Instill optimism ans self-confidence, but stay grounded in reality.

Optimism may not be a natural act for everyone, but there is a reason to believe that it is an ability that can be learned and greatly improved. The key lies in the inner dialogue that goes on, often unnoticed, almost all the time for all of us. You can get a message from yourself speaking and you will be conscious of the messages you are sending yourself about failure or success. The right messages are energizing, and the wrong ones ore deflating. 
On the other hand Martin Seligman, who is well known with the "learned optimism", argues that his ABCDE model is more effective.
Adversity, Beliefs, Consequences, dispute, Energy.

There are times in which leaders need to maintain their composure. despite the natural inclination to express feelings of discouragement, fear, or even despair. When fears and doubts are expressed openly, it may be difficult or impossible to rekindle the optimism that is so important for success.

When selecting people for key roles, it is natural to think about the knowledge, skills, and abilities to work with others, and values. such as integrity, are often considered carefully. Individual's characteristic tendency toward optimism or pessimism may be an important role. 

I liked the quote "I don't want any yes-men around me. I want them to tell me the truth, even if it costs them their jobs". I thought when I am a leader of a group, it is important and necessary to find people who will tell the truth which is trust able. 
Also what Ken taught us today was really interesting and as I liked the word, I would like to write it down on this blog. So that I can remember that it is a good experience to take risks, lots of failures and finally succeed.


To achieve something you have never had, 
                    you must do something you have never done.

2014年1月14日火曜日

My research paper proposal

Research Paper Proposal
When looking at the leaders of a company or a country, it is easy to understand the importance for a leader to be trusted by others. Being trusted by others means that the leader has power and the company or a country will succeed. This paper will explore the importance of trust when you are in a situation of taking leadership. In addition, it will show some techniques of how to build trust. This paper will also use some examples of people who succeed on building trust. It appears that there are two ways to build trust as a leader: credibility and behavior. “Leaders can no longer trust in power; instead, they rely on the power of trust. The role of the trustor is to take risks; the role of the trustee is to be trustworthy. When each is good enough at their roles, a state of trust results. If either party falls down on the job, trust will disappear. Trust involves a frequent exchange of the two roles; if one party seeks only to be trusted but never to trust, the other eventually will stop taking all the risks and shut down the relationship”(Forbes). Stephen Covey’s guide to building trust, “credibility flows from having both character and competence. Character includes your integrity, motive, and intent with people. Competence includes your capabilities, skills, results, and track record. Both dimensions are vital” (2013). From Marillyn Hewson’s article, “behavior is what we do and how we do it. For example, demonstrate the Power of a Handshake and using communicating skills.”

2014年1月9日木曜日

Chapter 2 Symbolism and Personal Example

Set a personal example with visible, memorable, symbols and behaviours.

Give the right speech
Use Vivid Symbols
Be Visible: Let People See You Leading

When giving a speech, it is necessary to chose the right words and tone. Chosing the right tones means calm, confident, and reassuring. As a CEO, it is important to learn how to communicate. The speech has to have emotional content. To be effective, you have to tap into people's sentiments, feelings, and emotions.

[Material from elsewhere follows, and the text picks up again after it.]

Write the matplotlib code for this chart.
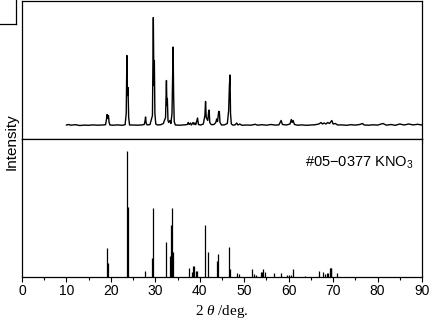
import numpy as np
import matplotlib.pyplot as plt
from matplotlib.lines import Line2D
from matplotlib.ticker import MultipleLocator

plt.rcParams['font.family'] = ['Liberation Sans', 'DejaVu Sans']
plt.rcParams['mathtext.fontset'] = 'custom'
plt.rcParams['mathtext.rm'] = 'Liberation Sans'
plt.rcParams['mathtext.it'] = 'Liberation Serif:italic'

# 测量谱 (2theta, intensity)
meas_x = [10.0, 10.5, 11.0, 12.0, 13.0, 14.0, 15.0, 16.0, 17.0, 18.0, 18.8,
          19.0, 19.15, 19.3, 19.45, 19.6, 19.8, 20.5, 21.5, 22.5, 23.2,
          23.45, 23.6, 23.72, 23.85, 24.0, 24.2, 25.0, 26.0, 27.0, 27.5,
          27.7, 27.8, 27.95, 28.2, 28.8,
          29.35, 29.55, 29.68, 29.78, 29.9, 30.1, 30.5, 31.2, 31.8,
          32.3, 32.5, 32.6, 32.7, 32.85, 33.0, 33.3, 33.5,
          33.75, 33.9, 34.0, 34.12, 34.25, 34.5, 35.5, 36.5,
          37.2, 37.4, 37.6, 37.9, 38.1, 38.5, 38.7, 38.9, 39.1, 39.5, 39.7, 40.2, 40.8,
          41.15, 41.3, 41.45, 41.8, 42.0, 42.1, 42.25, 42.6, 43.2, 43.6, 43.8, 44.0,
          44.25, 44.4, 44.55, 44.9, 45.5, 46.2,
          46.5, 46.65, 46.8, 46.92, 47.1, 47.5, 48.0, 48.3, 48.6, 49.0, 49.5,
          50.5, 51.5, 52.5, 53.0, 54.0, 55.0, 56.0, 57.0, 57.8, 58.3, 58.6, 59.5,
          60.3, 60.6, 60.8, 61.0, 61.3, 62.0, 63.0, 64.0, 65.0, 66.0, 66.8, 67.3,
          67.6, 68.0, 68.4, 68.8, 69.2, 69.7, 70.0, 70.5, 71.0, 72.0, 73.0, 74.0,
          75.0, 76.0, 76.6, 77.0, 78.0, 79.0, 80.0, 81.2, 82.0, 83.0, 84.0, 85.0,
          86.0, 87.0, 88.0, 89.0, 90.0]
meas_y = [0.5, 1.0, 0.3, 0.8, 0.0, 0.4, 0.2, 0.6, 0.3, 0.5, 0.8,
          6, 11, 7, 10, 3, 0.5, 0.3, 0.6, 0.2, 0.8,
          12, 70, 30, 38, 8, 0.5, 0.5, 0.3, 0.6, 1.0,
          5, 8.5, 2, 0.5, 1.0,
          10, 108, 40, 65, 12, 1.5, 0.5, 0.8, 2.0,
          8, 45, 20, 27, 5, 3, 5, 2,
          12, 49, 78.5, 30, 4, 0.5, 0.3, 0.6,
          1, 3, 1, 2.5, 0.5, 3, 1, 2.5, 0.8, 7.5, 1, 0.5, 1.5,
          10, 24, 8, 5, 14, 15.5, 3, 0.8, 1, 3, 6.5, 4,
          14, 14, 3, 0.5, 0.6, 2,
          15, 38, 50.5, 12, 1.5, 0.3, 0.8, 2.5, 0.5, 1.5, 0.2,
          0.5, 0.3, 1.2, 0.3, 0.8, 0.3, 1.0, 0.4, 0.6, 5, 1, 0.5,
          1.5, 6, 3, 5, 1, 0.3, 0.6, 0.2, 0.5, 0.8, 1.5, 3,
          1.5, 2.5, 1.5, 3, 2, 5, 1.5, 2, 0.5, 0.6, 0.2, 0.8,
          0.4, 1.0, 2, 0.5, 0.3, 0.7, 0.4, 2, 0.3, 1.0, 0.2, 1.5,
          0.5, 1.5, 0.6, 1.2, 0.5]

# 标准卡 #05-0377 KNO3
ref_x = [19.05, 19.42, 23.55, 23.9, 27.75, 29.18, 29.55, 32.48, 33.2, 33.6,
         33.83, 34.05, 37.5, 38.2, 38.55, 38.8, 39.15, 39.45, 41.25, 41.9,
         43.8, 44.2, 46.65, 46.9, 48.3, 48.9, 51.8, 52.3, 52.7, 53.7,
         54.0, 54.3, 54.75, 56.7, 58.2, 59.6, 60.0, 60.45, 61.05, 63.75,
         66.9, 67.8, 68.2, 68.7, 68.9, 69.2, 69.45, 69.6, 70.9]
ref_h = [29, 13.7, 126, 69.7, 5.7, 19, 68.7, 35, 21, 52,
         68.7, 24.7, 9, 4.7, 11, 11, 6, 6, 52, 25,
         16, 23, 30, 8, 3.7, 3, 8, 3, 2, 5,
         5, 7.7, 5.5, 4, 4, 2.5, 2.5, 2.5, 8, 1,
         6, 5.5, 3, 4.5, 4.5, 9, 9, 9, 4.5]

W, H = 433, 336
fig = plt.figure(figsize=(W / 100, H / 100), dpi=100)
left, right = 22 / W, 422 / W
ax1 = fig.add_axes([left, 1 - 138.5 / H, right - left, 137.5 / H])
ax2 = fig.add_axes([left, 1 - 277 / H, right - left, 138 / H], sharex=ax1)

ax1.plot(meas_x, meas_y, color='k', lw=1.0)
ax1.set_ylim(-13, 124.5)
ax1.set_xlim(0, 90)

ax2.vlines(ref_x, 0, ref_h, color='k', lw=0.9)
ax2.set_ylim(0, 138)
ax2.set_xlim(0, 90)
ax2.xaxis.set_major_locator(MultipleLocator(10))
ax2.xaxis.set_minor_locator(MultipleLocator(5))

# 上图底边的刻度朝下，伸进下图
ax1.tick_params(left=False, labelleft=False)
ax1.tick_params(axis='x', which='both', bottom=True, labelbottom=False, direction='out', width=0.8)
ax1.tick_params(axis='x', which='major', length=3.5)
ax1.tick_params(axis='x', which='minor', length=2)

ax2.tick_params(left=False, labelleft=False)
ax2.tick_params(axis='x', which='both', top=False, direction='out', labelsize=10, pad=1.5, width=0.8)
ax2.tick_params(axis='x', which='major', length=3.5)
ax2.tick_params(axis='x', which='minor', length=2)
ax2.text(0.98, 0.83, '#05\u22120377 KNO$_3$', transform=ax2.transAxes,
         ha='right', va='center', fontsize=10.5)

for ax in (ax1, ax2):
  for s in ax.spines.values():
    s.set_linewidth(0.9)

ax2.set_xlabel('2 $\\theta$ /deg.', fontfamily='Liberation Serif', fontsize=11, labelpad=4)
fig.text(12 / W, 1 - 142 / H, 'Intensity', rotation=90, ha='center', va='center', fontsize=11)

# 左上角的残留框
fig.add_artist(Line2D([0, 16 / W], [1 - 24 / H, 1 - 24 / H], color='k', lw=0.9))
fig.add_artist(Line2D([16 / W, 16 / W], [1, 1 - 24 / H], color='k', lw=0.9))

fig.savefig('out.png', dpi=100)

It is one thing to tell people that a task needs to be done, and it is another to dramatize the challenge with visible, memorable symbols and behaviours. Whatever the symbol is, it has to be vivid and memorable.

Leaders can be competent, but they must be visible. The difficult situations, however, are those during which it is most important to let people see you "standing in the stern sheets." If you are conscious of this necessity, you can create opportunities for visibility that allow you to use the power of your role as a leader to provide assurance, direction, and inspiration.

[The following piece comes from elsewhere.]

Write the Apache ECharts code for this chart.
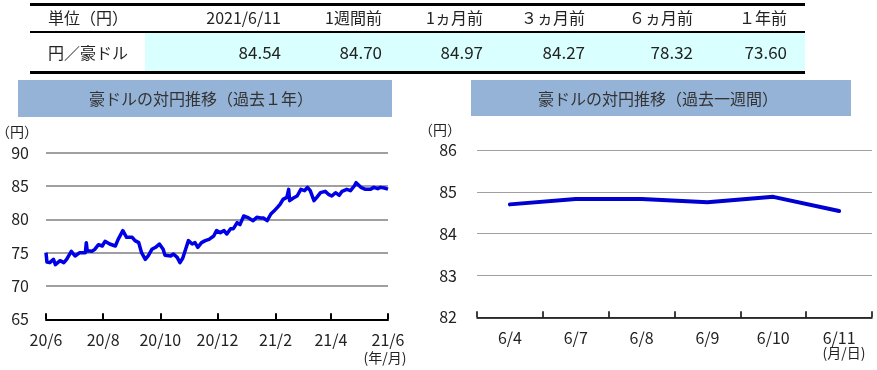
<!DOCTYPE html>
<html>
<head>
<meta charset="utf-8">
<script src="https://cdn.jsdelivr.net/npm/echarts@6/dist/echarts.min.js"></script>
<style>
html,body{margin:0;padding:0;background:#fff;}
#chart{width:877px;height:370px;}
</style>
</head>
<body>
<div id="chart"></div>
<script>
// ---- Table data ----
const tableHeaders = ['単位（円）', '2021/6/11', '1週間前', '1ヵ月前', '３ヵ月前', '６ヵ月前', '１年前'];
const tableRowLabel = '円／豪ドル';
const tableValues = [84.54, 84.70, 84.97, 84.27, 78.32, 73.60];

// ---- Past 1 year ----
const yearTitle = '豪ドルの対円推移（過去１年）';
const yearDates = [
  '2020-06-11','2020-06-12','2020-06-15','2020-06-19','2020-06-21','2020-06-26','2020-06-30',
  '2020-07-03','2020-07-08','2020-07-12','2020-07-17','2020-07-23','2020-07-24','2020-07-25','2020-07-30',
  '2020-08-02','2020-08-06','2020-08-10','2020-08-13','2020-08-18','2020-08-24','2020-08-27',
  '2020-09-01','2020-09-05','2020-09-11','2020-09-14','2020-09-18','2020-09-21','2020-09-25','2020-09-28',
  '2020-10-02','2020-10-06','2020-10-10','2020-10-14','2020-10-16','2020-10-22','2020-10-25','2020-10-29',
  '2020-11-01','2020-11-04','2020-11-07','2020-11-10','2020-11-14','2020-11-17','2020-11-20','2020-11-24','2020-11-28',
  '2020-12-02','2020-12-07','2020-12-10','2020-12-14','2020-12-18','2020-12-21','2020-12-25','2020-12-28',
  '2021-01-01','2021-01-04','2021-01-08','2021-01-12','2021-01-14','2021-01-18','2021-01-22','2021-01-26','2021-01-29',
  '2021-02-02','2021-02-06','2021-02-09','2021-02-13','2021-02-16','2021-02-19','2021-02-23','2021-02-25','2021-02-26',
  '2021-03-02','2021-03-06','2021-03-10','2021-03-14','2021-03-17','2021-03-20','2021-03-24','2021-03-27','2021-03-31',
  '2021-04-05','2021-04-09','2021-04-12','2021-04-16','2021-04-20','2021-04-23','2021-04-28',
  '2021-05-02','2021-05-06','2021-05-08','2021-05-13','2021-05-18','2021-05-20','2021-05-23','2021-05-27','2021-05-31',
  '2021-06-03','2021-06-07','2021-06-11'
];
const yearValues = [
  75.0,73.6,73.5,74.0,73.2,73.8,73.5,
  74.0,75.2,74.5,75.0,75.0,76.5,75.3,75.2,
  75.5,76.2,76.0,76.7,76.3,76.0,77.0,
  78.3,77.3,77.3,76.8,76.5,75.0,74.0,74.5,
  75.5,75.8,76.3,75.5,74.6,74.5,74.8,74.3,
  73.5,74.2,75.5,76.8,76.3,76.5,75.8,76.5,76.8,
  77.0,77.5,78.3,78.0,78.3,77.8,78.6,78.6,
  79.5,79.2,80.5,80.3,80.5,79.8,80.3,80.2,80.2,
  79.8,80.8,81.2,81.8,82.3,83.0,83.3,84.5,82.8,
  83.2,83.5,84.5,84.3,84.8,84.3,82.8,83.3,84.0,
  84.2,83.7,83.5,84.0,83.6,84.2,84.5,
  84.3,85.0,85.5,84.8,84.5,84.2,84.5,84.8,84.6,
  84.8,84.7,84.54
];
const yearTickDates = ['2020-06-11','2020-08-11','2020-10-11','2020-12-11','2021-02-11','2021-04-11','2021-06-11'];
const yearTickLabels = ['20/6','20/8','20/10','20/12','21/2','21/4','21/6'];
const yearYTicks = [65, 70, 75, 80, 85, 90];

// ---- Past 1 week ----
const weekTitle = '豪ドルの対円推移（過去一週間）';
const weekCategories = ['6/4','6/7','6/8','6/9','6/10','6/11'];
const weekValues = [84.70, 84.83, 84.83, 84.75, 84.88, 84.54];
const weekYTicks = [82, 83, 84, 85, 86];

// day offset from the first tick date (UTC, exact day counts)
function dayNum(s) {
  const p = s.split('-').map(Number);
  return Math.round(Date.UTC(p[0], p[1] - 1, p[2]) / 86400000);
}
const day0 = dayNum(yearTickDates[0]);
const dayOf = s => dayNum(s) - day0;
const tickDays = yearTickDates.map(dayOf);

const FONT = '"Noto Sans CJK JP", "Noto Sans", sans-serif';
const TXT = '#222';

// ---- table graphics ----
const colRight = [281, 382, 483, 585, 693, 787];
const g = [];
g.push({type:'rect', shape:{x:145, y:33, width:660, height:39}, style:{fill:'#d9ffff'}, silent:true});
g.push({type:'rect', shape:{x:30, y:3, width:775, height:3}, style:{fill:'#000'}, silent:true});
g.push({type:'rect', shape:{x:30, y:31, width:775, height:2}, style:{fill:'#000'}, silent:true});
g.push({type:'rect', shape:{x:30, y:71, width:775, height:3}, style:{fill:'#000'}, silent:true});
g.push({type:'text', x:48, y:18, style:{text:tableHeaders[0], font:'16px ' + FONT, fill:TXT, verticalAlign:'middle'}});
for (let i = 1; i < tableHeaders.length; i++) {
  g.push({type:'text', x:colRight[i-1], y:18, style:{text:tableHeaders[i], font:'16px ' + FONT, fill:TXT, align:'right', verticalAlign:'middle'}});
}
g.push({type:'text', x:48, y:53, style:{text:tableRowLabel, font:'16px ' + FONT, fill:TXT, verticalAlign:'middle'}});
tableValues.forEach((v, i) => {
  g.push({type:'text', x:colRight[i], y:53, style:{text:v.toFixed(2), font:'17px ' + FONT, fill:TXT, align:'right', verticalAlign:'middle'}});
});
// title boxes
g.push({type:'rect', shape:{x:18, y:80, width:374, height:37}, style:{fill:'#95b3d7'}, silent:true});
g.push({type:'text', x:201, y:99, style:{text:yearTitle, font:'16px ' + FONT, fill:'#333', align:'center', verticalAlign:'middle'}});
g.push({type:'rect', shape:{x:471, y:80, width:380, height:36}, style:{fill:'#95b3d7'}, silent:true});
g.push({type:'text', x:658, y:99, style:{text:weekTitle, font:'16px ' + FONT, fill:'#333', align:'center', verticalAlign:'middle'}});
// unit labels
g.push({type:'text', x:17, y:132, style:{text:'（円）', font:'14px ' + FONT, fill:TXT, align:'center', verticalAlign:'middle'}});
g.push({type:'text', x:440, y:130, style:{text:'（円）', font:'14px ' + FONT, fill:TXT, align:'center', verticalAlign:'middle'}});
g.push({type:'text', x:385, y:358, style:{text:'(年/月)', font:'14px ' + FONT, fill:TXT, align:'center', verticalAlign:'middle'}});
g.push({type:'text', x:844, y:353, style:{text:'(月/日)', font:'14px ' + FONT, fill:TXT, align:'center', verticalAlign:'middle'}});

const chart = echarts.init(document.getElementById('chart'), null, {renderer:'canvas'});
chart.setOption({
  animation: false,
  backgroundColor: '#fff',
  textStyle: {fontFamily: FONT},
  grid: [
    {left:46, top:152.7, width:342, height:166.6, containLabel:false},
    {left:477, top:150, width:395, height:167.3, containLabel:false}
  ],
  xAxis: [
    {
      type:'value', gridIndex:0,
      min: tickDays[0], max: tickDays[tickDays.length-1],
      axisLine:{show:true, onZero:false, lineStyle:{color:'#000', width:2}},
      axisTick:{show:true, inside:true, length:6, lineStyle:{color:'#000', width:2}, customValues: tickDays},
      axisLabel:{
        customValues: tickDays, color:TXT, fontSize:16, margin:13, fontFamily:FONT,
        hideOverlap:false, showMinLabel:true, showMaxLabel:true,
        formatter: function (v) {
          const i = tickDays.indexOf(Math.round(v));
          return i >= 0 ? yearTickLabels[i] : '';
        }
      },
      splitLine:{show:false}, minorTick:{show:false}
    },
    {
      type:'category', gridIndex:1, data: weekCategories, boundaryGap:true,
      axisLine:{show:true, onZero:false, lineStyle:{color:'#000', width:1.5}},
      axisTick:{show:true, inside:true, length:6, lineStyle:{color:'#000', width:1.5}},
      axisLabel:{color:TXT, fontSize:16, margin:13, fontFamily:FONT, interval:0},
      splitLine:{show:false}
    }
  ],
  yAxis: [
    {
      type:'value', gridIndex:0, min:yearYTicks[0], max:yearYTicks[yearYTicks.length-1], interval:5,
      axisLine:{show:false}, axisTick:{show:false},
      axisLabel:{color:TXT, fontSize:16, margin:17, fontFamily:FONT},
      splitLine:{show:true, lineStyle:{color:'#a0a0a0', width:2}}
    },
    {
      type:'value', gridIndex:1, min:weekYTicks[0], max:weekYTicks[weekYTicks.length-1], interval:1,
      axisLine:{show:false}, axisTick:{show:false},
      axisLabel:{color:TXT, fontSize:16, margin:20, fontFamily:FONT},
      splitLine:{show:true, lineStyle:{color:'#a0a0a0', width:1}}
    }
  ],
  series: [
    {
      type:'line', xAxisIndex:0, yAxisIndex:0, showSymbol:false, symbol:'none',
      data: yearDates.map((d, i) => [dayOf(d), yearValues[i]]),
      lineStyle:{color:'#0000e6', width:3.5, join:'round'}, z:5
    },
    {
      type:'line', xAxisIndex:1, yAxisIndex:1, showSymbol:false, symbol:'none',
      data: weekValues,
      lineStyle:{color:'#0000d0', width:4, cap:'round'}, z:5
    }
  ],
  graphic: g
});
</script>
</body>
</html>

My examples of a leader who shows "visibility"
The captain of the girl's soccer team shows visibility by attending almost all the practice even she is busy and have lots of things to do. She tries to attend the practice though she comes late or has to leave earlier. Also, when she is cannot participate the practice, she tells the team what to do beforehand.

2014年1月7日火曜日

Developing effective negotiation skills

The text "Developing effective negotiation skills" was really interesting to me and I thought if I wold be able to use these negotiation skills. So, I would summarize the text so that it is easier to understand the text.

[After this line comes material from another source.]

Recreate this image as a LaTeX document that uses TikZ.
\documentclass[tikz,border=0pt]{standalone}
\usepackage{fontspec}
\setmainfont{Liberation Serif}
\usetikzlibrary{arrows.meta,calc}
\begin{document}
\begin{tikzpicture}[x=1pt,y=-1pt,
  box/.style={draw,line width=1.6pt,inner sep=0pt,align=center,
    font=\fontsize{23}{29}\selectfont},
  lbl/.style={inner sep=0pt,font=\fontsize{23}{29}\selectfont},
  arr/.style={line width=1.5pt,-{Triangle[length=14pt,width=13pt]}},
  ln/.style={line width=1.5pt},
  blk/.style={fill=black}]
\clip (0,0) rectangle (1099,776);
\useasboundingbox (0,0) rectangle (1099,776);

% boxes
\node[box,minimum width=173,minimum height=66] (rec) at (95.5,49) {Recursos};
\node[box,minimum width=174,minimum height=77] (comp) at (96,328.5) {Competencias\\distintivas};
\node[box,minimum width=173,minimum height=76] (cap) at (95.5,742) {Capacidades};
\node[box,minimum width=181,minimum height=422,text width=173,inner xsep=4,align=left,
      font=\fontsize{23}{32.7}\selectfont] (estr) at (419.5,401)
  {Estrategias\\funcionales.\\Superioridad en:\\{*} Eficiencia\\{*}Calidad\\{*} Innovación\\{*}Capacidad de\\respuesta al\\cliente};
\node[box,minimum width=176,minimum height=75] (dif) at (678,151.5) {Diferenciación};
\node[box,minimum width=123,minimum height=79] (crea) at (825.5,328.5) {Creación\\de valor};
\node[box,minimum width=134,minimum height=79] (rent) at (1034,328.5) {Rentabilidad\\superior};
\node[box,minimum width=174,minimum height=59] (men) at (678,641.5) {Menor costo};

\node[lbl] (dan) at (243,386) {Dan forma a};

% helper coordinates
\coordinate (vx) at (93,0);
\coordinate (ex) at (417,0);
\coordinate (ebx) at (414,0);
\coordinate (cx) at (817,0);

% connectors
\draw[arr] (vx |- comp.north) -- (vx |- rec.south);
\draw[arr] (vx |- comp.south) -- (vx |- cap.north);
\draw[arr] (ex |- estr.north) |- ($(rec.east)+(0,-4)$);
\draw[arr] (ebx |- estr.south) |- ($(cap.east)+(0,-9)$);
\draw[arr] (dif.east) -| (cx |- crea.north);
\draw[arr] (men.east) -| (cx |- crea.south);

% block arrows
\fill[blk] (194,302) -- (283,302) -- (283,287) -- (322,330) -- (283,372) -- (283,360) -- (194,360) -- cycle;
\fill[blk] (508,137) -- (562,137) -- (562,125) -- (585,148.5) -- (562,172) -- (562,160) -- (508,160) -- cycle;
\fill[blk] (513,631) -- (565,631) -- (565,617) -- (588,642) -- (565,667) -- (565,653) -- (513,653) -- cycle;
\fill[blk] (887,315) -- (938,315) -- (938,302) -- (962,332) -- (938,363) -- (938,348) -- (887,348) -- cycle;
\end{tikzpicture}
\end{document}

Change Behaviour, Change Results

The four behaviours that the skilled negotiators used 
・Seeking information
to seek significantly more information during negotiation
seeking information to obtain the necessary information with which to bargain,to use  questions as a deliberate strategy (ex.questions give control over the discussion, questions keep the other party active and reduce their thinking time).

・Testing understanding and summarizing
Testing understanding establishes whether or not a previous contribution or statement in the negotiation has been understood. Summarizing is a compact restatement of previous points in discussion. Both behaviours clear up misunderstandings and reduce misconceptions.

・Behaviour labelling
skilled negotiators tend to give an advance indication of the class of behaviour they are about to use. for example, saying Can I ask you a question instead of just asking a question. Also, they avoid labelling disagreement. They more likely to begin with the reasons and lead up to the disagreement.
 
・Feelings commentary 
The skilled negotiator is more likely to give information about internal events. Giving internal information is that negotiators appear to reveal what is going on in their minds. To comment on their own feelings is also used instead of disagreeing behaviour. The expression of feeling is directly linked to establishing trust in counseling situations.


After reading this text, I thought it is good to practice these skills daily. For example, I think it is not hard to try doing the "Testing understanding and summarizing" when talking with your friends. So, these skills are quite practical for us and we have nice chances to challenge doing these skills!